A little more than a week after vowing Dell Computer will win the PC price war, the company announces that one of its chief strategists is leaving.

Michael Kanellos Staff Writer, CNET News.com
Michael Kanellos is editor at large at CNET News.com, where he covers hardware, research and development, start-ups and the tech industry overseas.
Michael Kanellos
2 min read
A little more than a week after vowing Dell Computer will win the PC price war, the company announced that one of its chief strategists is leaving.

Tom Meredith, Dell's senior vice president of business development and strategy and a managing director in Dell's venture group, will leave the company at the end of August, a company representative confirmed. The departure is voluntary, the representative added.

His departure marks the second recent change in the company's senior management team. In March, Carl Everett, who oversaw the division responsible for corporate PCs, notebooks and workstations, announced he was retiring. Jeff Clarke, a 14-year Dell veteran, has been appointed to take his place.

Meredith was largely responsible for charting Dell's aggressive growth strategy. Feeling the pinch of the PC slowdown last fall, Dell began dramatically cutting costs in an effort to gain market share, according to Meredith. The strategy so far has worked. Although its profit margins have dropped, Dell overtook Compaq Computer in the first quarter as the world's largest PC manufacturer.

The company also has been making major gains overseas, especially in Asian markets. In the fourth quarter, Dell saw PC shipments grow by 52 percent and 62 percent, respectively, in Japan and the Asia-Pacific region.

"I'm a big believer in demographics, and you can't ignore that the world GDP (gross domestic product) will shift to Asia over the next 10 to 15 years," Meredith told an audience at the J.P. Morgan H&Q investment conference in San Francisco earlier this month.
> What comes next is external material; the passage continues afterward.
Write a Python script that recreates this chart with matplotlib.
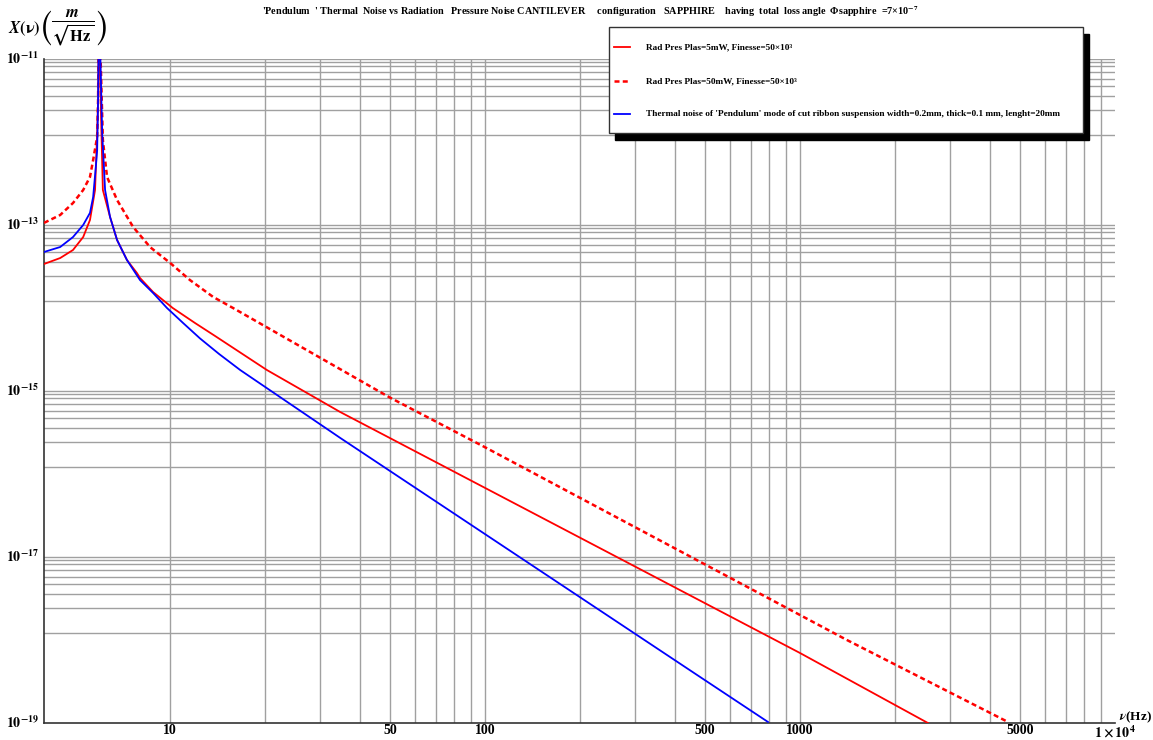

Before his role as a strategist, Meredith served as Dell's chief financial officer. He was also a member of the "operating committee," a select group of senior managers that advised Michael Dell, and he was a co-managing director of Dell Ventures.

Earlier this week, Dell announced it will lay off approximately 4,000 employees in an effort to cut costs. Many of the cuts will come through a consolidation of similar divisions in the company and a reduction in managers.